= Norman Turnbull =

Canadian politician

Norman Leslie Turnbull (August 24, 1900 in Binscarth, Manitoba – January 12, 1986) was a politician in Manitoba, Canada. He served in the Legislative Assembly of Manitoba from 1936 to 1949 as a representative of the Social Credit League, and was a cabinet minister in the governments of John Bracken and Stuart Garson.

The son of James N. R. Turnbull and Cecilia Scarth, Turnbull was educated at the Manitoba Agricultural College, and worked as a flour miller in Hamiota, Manitoba. In 1926, he married Ellen Grace Atkinson.

He was first elected to the Manitoba legislature in the 1936 provincial election, defeating Liberal-Progressive candidate J. Spalding by 222 votes in the Hamiota constituency. Turnbull was one of five Social Credit MLAs elected to the 55-member legislature.

The Manitoba Social Credit League had been created for the 1936 election following the unexpected victory of the Alberta Social Credit Party in that province's 1935 provincial election. The party's MLAs were monetary reformists, and were initially regarded as radicals. After the election, they surprised many in the province by providing support to Liberal-Progressive Premier John Bracken's minority government.

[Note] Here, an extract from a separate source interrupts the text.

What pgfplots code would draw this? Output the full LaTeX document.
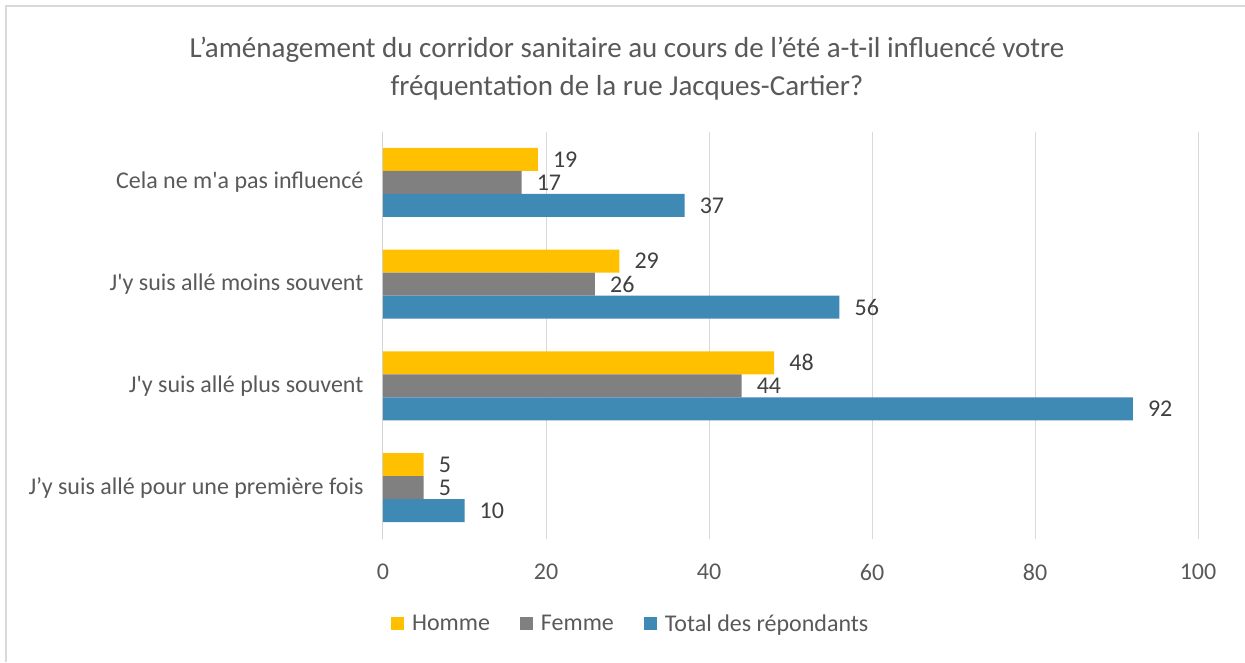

In 1940, Social Credit formally entered government as part of a four-party coalition, which also included the Liberal-Progressives, Conservatives and CCF. Although Turnbull did not lead the Social Credit caucus in the house, he was selected as the party's cabinet representative and was sworn into office on November 4, 1940, as a Minister without portfolio. He was the first Social Credit representative to receive a cabinet position anywhere in the world outside Alberta.

Turnbull was responsible for representing the Social Credit caucus in cabinet. It is not clear what influence, if any, he held over broader government policy.

The Social Credit Party split after the caucus's decision to enter government. In the 1941 provincial election, all of the party's pro-government candidates were re-elected while the opposition candidates were defeated. Turnbull was re-elected with an increased plurality, and remained in cabinet when Stuart Garson replaced John Bracken as Premier in 1943.

Easily re-elected in the 1945 election, Turnbull stepped down from his cabinet position on February 14, 1946. The only remaining Social Credits MLAs in the legislature by this time were Turnbull and Stanley Fox. The party was not represented in cabinet after Turnbull's resignation, although it continued to support the government.

The Social Credit Party did not field any candidates in the 1949 provincial election, and Turnbull did not seek re-election.